When Governor Johnston's request to repeal the Biennial Act of 1715 reached the Board of Trade in England, the question was referred specifically to Francis Fane, its legal counsel. In the document that follows, Fane advises that the act be declared null and void, a recommendation that was eventually accepted. The fate of the North Carolina Biennial Act was also typical of the history of colonial triennial acts. In each case, with rare exceptions such as in South Carolina, these acts were nullified by the Crown.

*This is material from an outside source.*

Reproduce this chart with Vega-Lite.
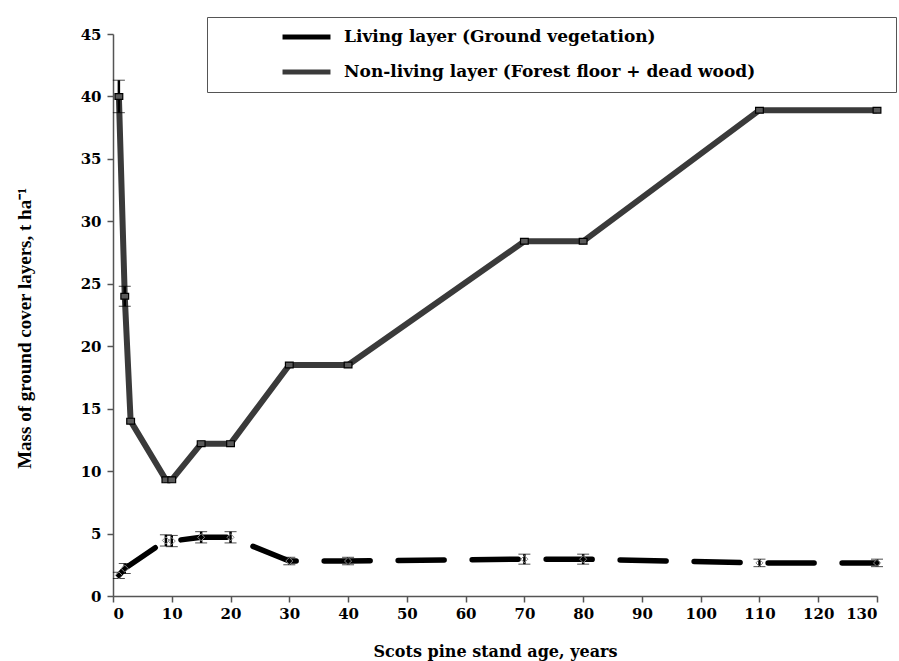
{
  "$schema": "https://vega.github.io/schema/vega-lite/v6.json",
  "autosize": {"type": "none"},
  "padding": {"left": 113, "top": 34, "right": 22, "bottom": 65},
  "width": 764,
  "height": 562,
  "background": "white",
  "config": {"view": {"stroke": null}},
  "data": {"values": [
    {"series": "Non-living layer (Forest floor + dead wood)", "age": 1, "mass": 40.0, "err": 1.3},
    {"series": "Non-living layer (Forest floor + dead wood)", "age": 2, "mass": 24.0, "err": 0.8},
    {"series": "Non-living layer (Forest floor + dead wood)", "age": 3, "mass": 14.0, "err": 0},
    {"series": "Non-living layer (Forest floor + dead wood)", "age": 9, "mass": 9.3, "err": 0},
    {"series": "Non-living layer (Forest floor + dead wood)", "age": 10, "mass": 9.3, "err": 0},
    {"series": "Non-living layer (Forest floor + dead wood)", "age": 15, "mass": 12.2, "err": 0},
    {"series": "Non-living layer (Forest floor + dead wood)", "age": 20, "mass": 12.2, "err": 0},
    {"series": "Non-living layer (Forest floor + dead wood)", "age": 30, "mass": 18.5, "err": 0},
    {"series": "Non-living layer (Forest floor + dead wood)", "age": 40, "mass": 18.5, "err": 0},
    {"series": "Non-living layer (Forest floor + dead wood)", "age": 70, "mass": 28.4, "err": 0},
    {"series": "Non-living layer (Forest floor + dead wood)", "age": 80, "mass": 28.4, "err": 0},
    {"series": "Non-living layer (Forest floor + dead wood)", "age": 110, "mass": 38.9, "err": 0},
    {"series": "Non-living layer (Forest floor + dead wood)", "age": 130, "mass": 38.9, "err": 0},
    {"series": "Living layer (Ground vegetation)", "age": 1, "mass": 1.65, "err": 0.25},
    {"series": "Living layer (Ground vegetation)", "age": 2, "mass": 2.2, "err": 0.4},
    {"series": "Living layer (Ground vegetation)", "age": 9, "mass": 4.45, "err": 0.45},
    {"series": "Living layer (Ground vegetation)", "age": 10, "mass": 4.4, "err": 0.45},
    {"series": "Living layer (Ground vegetation)", "age": 15, "mass": 4.7, "err": 0.45},
    {"series": "Living layer (Ground vegetation)", "age": 20, "mass": 4.7, "err": 0.45},
    {"series": "Living layer (Ground vegetation)", "age": 30, "mass": 2.8, "err": 0.3},
    {"series": "Living layer (Ground vegetation)", "age": 40, "mass": 2.8, "err": 0.3},
    {"series": "Living layer (Ground vegetation)", "age": 70, "mass": 2.95, "err": 0.4},
    {"series": "Living layer (Ground vegetation)", "age": 80, "mass": 2.95, "err": 0.4},
    {"series": "Living layer (Ground vegetation)", "age": 110, "mass": 2.65, "err": 0.3},
    {"series": "Living layer (Ground vegetation)", "age": 130, "mass": 2.65, "err": 0.3}
  ]},
  "encoding": {
    "x": {
      "field": "age", "type": "quantitative",
      "scale": {"domain": [0, 130], "nice": false, "zero": false},
      "axis": {
        "title": "Scots pine stand age, years",
        "values": [0,10,20,30,40,50,60,70,80,90,100,110,120,130],
        "grid": false,
        "domainColor": "#555", "tickColor": "#555", "tickSize": 6, "tickWidth": 1.5, "domainWidth": 1.5,
        "labelFont": "DejaVu Serif", "labelFontWeight": "bold", "labelFontSize": 15, "labelColor": "black", "labelPadding": 4,
        "titleFont": "DejaVu Serif", "titleFontWeight": "bold", "titleFontSize": 16, "titleColor": "black", "titlePadding": 22
      }
    },
    "y": {
      "field": "mass", "type": "quantitative",
      "scale": {"domain": [0, 45], "nice": false},
      "axis": {
        "title": "Mass of ground cover layers, t ha⁻¹",
        "values": [0,5,10,15,20,25,30,35,40,45],
        "grid": false,
        "domainColor": "#555", "tickColor": "#555", "tickSize": 6, "tickWidth": 1.5, "domainWidth": 1.5,
        "labelFont": "DejaVu Serif", "labelFontWeight": "bold", "labelFontSize": 15, "labelColor": "black", "labelPadding": 6,
        "titleFont": "Liberation Serif", "titleFontWeight": "bold", "titleFontSize": 19, "titleColor": "black", "titlePadding": 46,
        "titleY": 294
      }
    }
  },
  "layer": [
    {
      "transform": [{"filter": "datum.series === 'Non-living layer (Forest floor + dead wood)'"}],
      "mark": {"type": "line", "strokeWidth": 6},
      "encoding": {
        "color": {
          "field": "series", "type": "nominal",
          "scale": {"domain": ["Living layer (Ground vegetation)", "Non-living layer (Forest floor + dead wood)"], "range": ["#000000", "#3a3a3a"]},
          "legend": {
            "title": "xxxxxxxxxxxx", "titleOrient": "right", "titleOpacity": 0, "titlePadding": 56,
            "titleFont": "DejaVu Serif", "titleFontSize": 11, "titleFontWeight": "normal",
            "orient": "none", "legendX": 94, "legendY": -17,
            "direction": "vertical",
            "symbolType": "stroke", "symbolStrokeWidth": 5, "symbolSize": 2300, "symbolDash": [1, 0],
            "symbolOffset": 63, "clipHeight": 20, "rowPadding": 15,
            "labelFont": "DejaVu Serif", "labelFontWeight": "bold", "labelFontSize": 17, "labelColor": "black", "labelOffset": 11,
            "labelLimit": 900,
            "padding": 10, "strokeColor": "#555", "fillColor": "white"
          }
        }
      }
    },
    {
      "transform": [{"filter": "datum.series === 'Living layer (Ground vegetation)'"}],
      "mark": {"type": "line", "strokeWidth": 5.5, "strokeDash": [46, 28], "strokeCap": "round"},
      "encoding": {"color": {"field": "series", "type": "nominal"}}
    },
    {
      "transform": [{"filter": "datum.err > 0"}],
      "mark": {"type": "errorbar", "color": "black", "ticks": {"size": 12, "strokeWidth": 2.5}, "rule": {"strokeWidth": 2.5}},
      "encoding": {"yError": {"field": "err"}}
    },
    {
      "transform": [{"filter": "datum.series === 'Non-living layer (Forest floor + dead wood)'"}],
      "mark": {"type": "point", "shape": "M-1,-0.75H1V0.75H-1Z", "size": 60, "filled": true, "fill": "#5a5a5a", "stroke": "black", "strokeWidth": 1.2, "opacity": 1}
    },
    {
      "transform": [{"filter": "datum.series === 'Living layer (Ground vegetation)'"}],
      "mark": {"type": "point", "shape": "diamond", "size": 50, "filled": false, "stroke": "#888", "strokeWidth": 1, "opacity": 1}
    }
  ]
}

By an Act passed in Carolina in the time of the Lords Proprietors relating to biennial and other assemblies and regulating elections and members, I observe that there is a power given to the assembly of this colony to meet with out the consent of the Crown. The charter to the Lords Proprietors does not warrant this proceeding. The power of calling of parliaments is admitted to be an inherent privilege in the Crown, and I believe this is the first instance that such an attempt has been made to deprive the Crown of it. I think you should show your disapprobation of a law which in so high a degree encroaches upon the prerogative of the Crown. But I must observe to you, if the facts are true which are stated in the me morial of Mr. Smyth the Chief Justice, I think it cannot be considered as an Act in force, not having received a due confirmation agreeable to the rules settled by the Lords Proprietors themselves.